衆議院総選挙を前に「外交・安全保障政策」
国にしかできないことがある
地方創生、地方分権という言葉があり、国から地方への権限移譲が行われたり、地方の自主性に委ねるケースが多くなっています。しかし国には国にしかできないことがいくつかあり、その中でも最も重要な政策の一つが外交・安全保障政策です。他国と取り決めや交渉を行ったり、国の主権や国民の生命や財産を守ったりすることについて問われる分野です。今回の総選挙で私の重要テーマの一つにある外交・安全保障政策について私なりの意見や願いを書いていきます。
北朝鮮の傍若無人な振る舞いに各国と連携せよ
北朝鮮の核開発やミサイル発射は地域の脅威です。
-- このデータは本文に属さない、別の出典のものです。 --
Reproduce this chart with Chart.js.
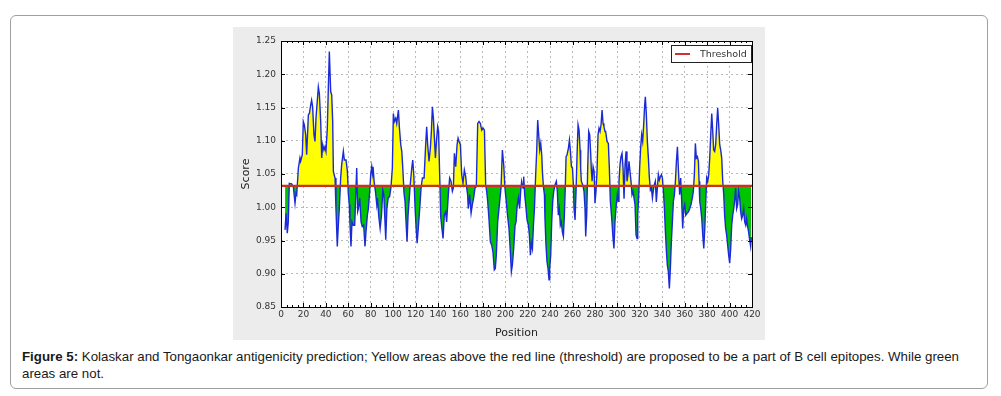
<!DOCTYPE html>
<html>
<head>
<meta charset="utf-8">
<script src="https://cdn.jsdelivr.net/npm/chart.js@4/dist/chart.umd.min.js"></script>
<style>
  html, body { margin: 0; padding: 0; background: #ffffff; width: 1001px; height: 396px; overflow: hidden; }
  #frame { position: absolute; left: 10px; top: 15px; width: 978px; height: 374px; border: 1px solid #a0a0a0; border-radius: 6px; box-sizing: border-box; }
  #fig { position: absolute; left: 233px; top: 27px; width: 532px; height: 313px; background: #ececec; }
  #caption { position: absolute; left: 22px; top: 348px; width: 965px; font-family: "Liberation Sans", Arial, sans-serif; font-size: 13.3px; line-height: 17px; color: #1a1a1a; white-space: nowrap; }
</style>
</head>
<body>
<div id="frame"></div>
<div id="fig"><canvas id="c" width="532" height="313"></canvas></div>
<div id="caption"><b>Figure 5:</b> Kolaskar and Tongaonkar antigenicity prediction; Yellow areas above the red line (threshold) are proposed to be a part of B cell epitopes. While green<br>areas are not.</div>
<script>
const positions = [3.6,4.5,5.6,6.5,7.4,9.5,11,12.5,13.4,14,15.5,16.9,17.5,19,19.9,20.8,22,22.9,24.4,25.3,26.5,27.3,28.2,29.4,30.3,31.2,32.4,33.3,34.2,35.4,36.3,37.2,38.3,39.2,40.1,41.3,42.2,43.1,44.3,45.2,46.1,46.7,48.2,49,50.2,51.1,52,53.2,54.1,55.6,56.5,58,59.2,60,60.9,61.5,62.4,63.3,64.5,65.7,66.6,67.5,68.4,69,70.2,71.4,72.5,73.7,74.9,75.8,77,77.9,79.1,80,80.9,81.5,82.1,83,84.2,85.4,86,87.2,88.4,89.6,90.8,91.7,92.6,93.4,94.4,95.6,96.8,98,99.3,100.2,101.1,102.3,103.2,104.7,105.6,106.8,107.7,108.6,109.7,110.6,111.5,112.4,113.3,114.2,115.1,116.6,117.5,118.4,119.6,120.5,121.4,122.6,123.7,124.9,126.1,127.6,129,129.9,130.8,132,133.2,134.1,135,135.9,136.8,137.7,138.6,139.7,140.5,141.5,142.4,143.5,144.5,145.6,146.8,147.7,149.2,150.4,151.6,152.8,153.7,154.6,155.8,157,157.9,158.8,160,161.1,162.3,163.5,164.7,165.6,166.4,167,168.2,169.5,170.6,171.8,173,174.2,175.4,176.6,177.8,179,180.2,181.4,182.5,183.4,184.3,185.5,186.7,187.9,189,190.2,191.1,192,193.2,194.4,195.3,196.2,197.4,198.6,199.7,200.9,202.1,203.3,204.5,205.4,206.3,207.5,208.7,209.6,210.5,211.7,212.8,213.7,214.6,215.8,216.4,217.3,218.2,219.4,220.6,221.5,222.4,223.3,224.2,225.1,226,227.1,228,228.9,229.8,230.7,231.6,232.5,233.1,234,234.9,235.4,236.3,237.2,238.1,239,239.6,240.5,241.4,242.3,243.2,244.4,245.5,246.4,247.3,248.2,249.1,250,250.9,251.8,252.7,253.6,254.2,255.1,256.3,257.2,258.1,259,259.9,260.7,261.3,262.2,263.1,264,264.9,265.8,266.7,267.2,267.8,269,270.2,271.1,271.7,272.6,273.5,274.4,275.3,276.2,276.8,277.4,278.3,279.2,280,280.9,281.8,282.7,283.6,284.5,285.4,286.3,287.2,288,288.9,289.5,290.7,291.9,292.8,293.7,294.9,296.1,296.9,297.8,299,299.9,300.8,301.4,302.3,303.2,304.1,305,305.9,306.8,307.7,308.5,309.4,310.3,311.2,312.1,313,313.9,314.8,315.7,316.6,317.5,318.1,319,319.8,320.7,321.6,322.5,323.4,324.3,324.9,325.8,326.7,327.6,328.5,329.4,330.3,331.2,332.1,332.9,333.8,334.7,335.6,336.5,337.4,338.3,339.2,340.1,341,341.9,342.8,343.7,344.5,345.4,346.3,347.2,348.1,349,349.9,350.8,351.7,352.6,353.5,354.5,355.5,356.4,357.3,358.2,359.1,360,360.9,362.1,363.3,364.5,365.6,366.8,367.7,368.6,369.5,370.4,371.3,372.2,372.8,373.4,374.3,375.2,376.1,377,377.9,378.8,379.6,380.5,381.4,382.3,383.2,384.1,385,385.8,386.7,387.6,388.5,389.4,390.3,391.2,392.1,393,393.9,394.8,395.6,396.5,397.4,398.3,399.2,400.1,401,401.9,402.8,403.7,404.5,405.4,406.3,407.2,408.1,409,409.9,410.8,411.7,412.6,413.5,414.4,415.2,416.1,417,417.9,418.8,419.4];
const scores = [0.966,0.991,0.961,0.978,1.036,1.035,1.031,1.006,1.021,1.019,1.059,1.074,1.069,1.079,1.129,1.124,1.109,1.079,1.139,1.141,1.154,1.161,1.151,1.109,1.099,1.134,1.161,1.181,1.171,1.129,1.074,1.094,1.086,1.091,1.084,1.119,1.179,1.234,1.174,1.169,1.129,1.054,1.044,0.998,0.941,0.973,0.998,1.044,1.064,1.084,1.071,1.071,1.054,1.021,1.004,0.976,0.941,0.978,0.973,0.973,1.014,1.059,0.994,0.998,1.014,0.978,0.971,0.973,0.941,0.963,0.988,0.998,1.024,1.049,1.061,1.051,1.061,1.039,1.024,1.004,1.014,0.986,0.968,0.988,1.026,1.019,0.983,0.951,0.998,1.014,1.016,1.029,1.059,1.141,1.129,1.134,1.126,1.146,1.119,1.094,1.084,1.059,1.021,1.009,0.978,0.948,0.988,1.009,1.031,1.059,1.071,1.049,0.998,0.968,0.946,0.973,0.998,1.029,1.044,1.044,1.094,1.121,1.094,1.069,1.089,1.114,1.151,1.134,1.104,1.074,1.099,1.121,1.114,1.049,0.986,0.968,0.953,0.988,0.993,0.978,1.019,1.044,1.039,1.024,1.029,1.081,1.061,1.094,1.104,1.099,1.094,1.049,1.036,1.056,1.046,1.029,1.019,0.998,1.019,0.991,1.004,1.014,1.029,1.031,1.126,1.129,1.126,1.116,1.119,1.116,1.034,1.024,1.009,0.981,0.948,0.943,0.933,0.906,0.908,0.928,0.978,0.998,1.014,1.029,1.086,1.064,1.029,1.008,0.986,0.968,0.933,0.903,0.913,0.938,0.973,0.978,1.001,1.014,0.998,1.024,1.039,1.029,1.046,1.019,1.004,0.981,0.973,0.958,0.928,0.946,0.938,0.973,0.998,1.049,1.084,1.131,1.109,1.086,1.096,1.079,1.054,1.031,1.019,0.983,0.943,0.918,0.908,0.891,0.908,0.928,0.978,1.009,1.024,1.034,1.039,1.024,0.988,0.998,0.973,0.978,0.963,0.956,0.988,1.036,1.076,1.079,1.089,1.101,1.084,1.061,1.059,1.034,0.998,0.981,1.024,1.079,1.124,1.116,1.086,1.059,1.039,1.034,1.024,0.998,0.956,0.988,1.059,1.114,1.109,1.079,1.054,1.039,1.061,1.054,1.006,1.024,1.054,1.109,1.119,1.114,1.124,1.146,1.126,1.121,1.114,1.114,1.099,1.096,1.059,1.009,0.983,0.953,0.938,0.978,1.004,1.019,1.009,1.039,1.064,1.076,1.081,1.059,1.013,1.064,1.084,1.039,1.049,1.069,1.054,1.039,1.019,1.024,1.014,1.004,0.958,0.953,0.988,1.019,1.059,1.089,1.109,1.099,1.124,1.154,1.166,1.139,1.099,1.074,1.044,1.026,1.029,1.014,1.026,1.034,1.039,1.008,1.029,1.049,1.041,1.046,1.049,1.044,1.024,0.998,0.963,0.933,0.913,0.903,0.878,0.908,0.948,0.978,1.009,1.019,1.039,1.069,1.091,1.052,1.019,1.044,1.009,0.968,0.998,1.004,0.988,0.991,0.993,0.998,1.004,1.014,1.024,1.049,1.096,1.074,1.076,1.069,1.039,1.009,0.998,0.983,0.958,0.938,0.968,1.009,1.044,1.039,1.049,1.074,1.109,1.141,1.114,1.086,1.084,1.094,1.124,1.149,1.124,1.094,1.086,1.074,1.039,1.019,0.988,0.968,0.958,0.943,0.928,0.916,0.938,0.973,0.988,0.998,1.009,1.029,0.998,1.004,1.024,1.014,0.993,0.983,0.988,0.998,0.978,0.973,0.983,0.971,0.963,0.951,0.941,0.955];
const threshold = 1.032;
const xTickValues = [0,20,40,60,80,100,120,140,160,180,200,220,240,260,280,300,320,340,360,380,400,420];
const yTickValues = [0.85,0.90,0.95,1.00,1.05,1.10,1.15,1.20,1.25];
const legendLabel = 'Threshold';

const tickFont = { family: 'DejaVu Sans', size: 9 };
const axisFont = { family: 'DejaVu Sans', size: 11 };

const framePlugin = {
  id: 'framePlugin',
  beforeDraw(chart) {
    const a = chart.chartArea, ctx = chart.ctx;
    ctx.save();
    ctx.fillStyle = '#ffffff';
    ctx.fillRect(a.left, a.top, a.right - a.left, a.bottom - a.top);
    ctx.restore();
  },
  afterDraw(chart) {
    const a = chart.chartArea, ctx = chart.ctx;
    const xs = chart.scales.x, ys = chart.scales.y;
    ctx.save();
    ctx.strokeStyle = '#000000';
    ctx.lineWidth = 1;
    ctx.beginPath();
    xTickValues.forEach(v => {
      const px = Math.round(xs.getPixelForValue(v)) + 0.5;
      ctx.moveTo(px, a.bottom); ctx.lineTo(px, a.bottom - 4);
      ctx.moveTo(px, a.top); ctx.lineTo(px, a.top + 4);
    });
    for (let v = 0; v <= 420; v += 5) {
      if (v % 20 === 0) continue;
      const px = Math.round(xs.getPixelForValue(v)) + 0.5;
      ctx.moveTo(px, a.bottom); ctx.lineTo(px, a.bottom - 2);
      ctx.moveTo(px, a.top); ctx.lineTo(px, a.top + 2);
    }
    yTickValues.forEach(v => {
      const py = Math.round(ys.getPixelForValue(v)) + 0.5;
      ctx.moveTo(a.left, py); ctx.lineTo(a.left + 4, py);
      ctx.moveTo(a.right, py); ctx.lineTo(a.right - 4, py);
    });
    ctx.stroke();
    ctx.strokeRect(Math.round(a.left) + 0.5, Math.round(a.top) + 0.5, Math.round(a.right - a.left), Math.round(a.bottom - a.top));
    // legend
    const bx = 438, by = 18.5, bw = 80, bh = 17;
    ctx.fillStyle = '#ffffff';
    ctx.fillRect(bx, by, bw, bh);
    ctx.strokeStyle = '#222222';
    ctx.strokeRect(bx + 0.5, by, bw, bh);
    ctx.strokeStyle = '#d03030';
    ctx.lineWidth = 2;
    ctx.beginPath();
    ctx.moveTo(bx + 4, by + 8.5); ctx.lineTo(bx + 19, by + 8.5);
    ctx.stroke();
    ctx.fillStyle = '#333333';
    ctx.font = '9.5px "DejaVu Sans"';
    ctx.textBaseline = 'middle';
    ctx.textAlign = 'left';
    ctx.fillText(legendLabel, bx + 29, by + 9);
    ctx.restore();
  }
};

new Chart(document.getElementById('c'), {
  type: 'line',
  data: {
    datasets: [
      {
        label: legendLabel,
        data: [{ x: 0, y: threshold }, { x: 420, y: threshold }],
        borderColor: '#c8321e',
        borderWidth: 2.2,
        pointRadius: 0,
        fill: false,
        order: 0
      },
      {
        label: 'Score',
        data: positions.map((p, i) => ({ x: p, y: scores[i] })),
        borderColor: '#1a2ad8',
        borderWidth: 1.4,
        pointRadius: 0,
        tension: 0,
        fill: { target: { value: threshold }, above: '#ffff00', below: '#00c400' },
        order: 1
      }
    ]
  },
  options: {
    responsive: false,
    animation: false,
    events: [],
    layout: { padding: { left: 0, right: 13, top: 14, bottom: 0 } },
    plugins: { legend: { display: false }, tooltip: { enabled: false } },
    scales: {
      x: {
        type: 'linear',
        min: 0, max: 420,
        afterBuildTicks: s => { s.ticks = xTickValues.map(v => ({ value: v })); },
        afterFit: s => { s.height = 33; },
        ticks: { font: tickFont, color: '#333333', padding: 2, maxRotation: 0, autoSkip: false, callback: v => String(v) },
        grid: { color: 'rgba(0,0,0,0.35)', lineWidth: 0.8, drawTicks: false },
        border: { display: false, dash: [2, 3] },
        title: { display: true, text: 'Position', font: axisFont, color: '#222222', padding: { top: 3, bottom: 0 } }
      },
      y: {
        type: 'linear',
        min: 0.85, max: 1.25,
        afterBuildTicks: s => { s.ticks = yTickValues.map(v => ({ value: v })); },
        afterFit: s => { s.width = 48; },
        ticks: { font: tickFont, color: '#333333', padding: 5, callback: v => v.toFixed(2) },
        grid: { color: 'rgba(0,0,0,0.35)', lineWidth: 0.8, drawTicks: false },
        border: { display: false, dash: [2, 3] },
        title: { display: true, text: 'Score', font: axisFont, color: '#222222', padding: { top: 7, bottom: 0 } }
      }
    }
  },
  plugins: [framePlugin]
});
</script>
</body>
</html>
国連安保理決議に違反した昨今のミサイル発射は着実に技術を進化させていることの表れであり、日本を取り巻く環境がますます厳しくなっていることを示します。日米韓の3国が圧力をかけることはもちろん重要です。その一方で北朝鮮の背後には中露がそびえ国際社会の中での統一した制裁になかなか踏み出せないのが現状です。
しかし北朝鮮の軍事力増強を黙視することはできないため、日米韓の3国が連携することが求められるでしょう。また日本には拉致問題があり、この問題の解決も急務です。北朝鮮に圧力をかけると同時にトップ同士の首脳会談を行うことも念頭に入れて議論の場に持っていくことを期待します。外交的に道を切り開くことは困難がつきまとうでしょうが、対話と圧力を上手く機能させて核、ミサイルの脅威を除去させたいものです。
中国の脅威は現実のものに南西諸島の防備強化を
中国の東・南シナ海での領土拡張的な海洋進出行為と尖閣における領海侵犯、台湾に対する示威行為と東アジアの不安定化の元凶です。中国の一連の行動は我が国の海洋権益やシーレーンの安定的な利用にとって脅威であり、日本を含む地域と国際社会の安全保障上の強い懸念を示すところであります。この認識は与野党共通のものであると思ってますし、これを前提に安全保障の議論を行うことを期待します。
まず第一に行うべきは南西諸島から台湾に至る第1列島線の防衛力を日米で高めていくことです。現在行われている南西諸島での自衛隊配備を着実に進め、ミサイル防衛を強化すべきです。当然ながら防衛費の増加は欠かせず、GDP1%の枠にこだわる必要はないでしょう。敵基地攻撃能力は戦術としての効果と抑止の現実性を争点にして真摯な議論を求めたいです。安全保障上の最大の脅威がかつてのロシアから中国へと移った現在、現実的な防衛政策の議論を次の国会でなされることを願っています。
自由で開かれたインド太平洋を推進せよ
地域の不安定要素に対応する政策として打ち出されているのが自由で開かれたインド太平洋構想です。安倍元首相によって提唱されたこの概念では①法の支配、航行の自由、自由貿易等の普及・定着、②経済的繁栄の追求、③平和と安定の確保が掲げられています。この普遍的な価値観を共有する国と連携を深め、地域にルールに基づく国際秩序を構築し、この地域の安定と繁栄を促進しようという構想を深化させたいです。
そこで主役となるのが日米同盟です。日米安全保障条約を締結してから60年以上経過しますが、地域の平和と安定に貢献した「公共財」としての価値が認められています。東アジアの安全保障に寄与した二国が、今後インド太平洋という壮大なスケールで描かれた世界に指導的役割が求められることは必然的だと思います。外交、防衛の両面から基本的価値観を有する国々との関係強化を継続して行ってもらいたいです。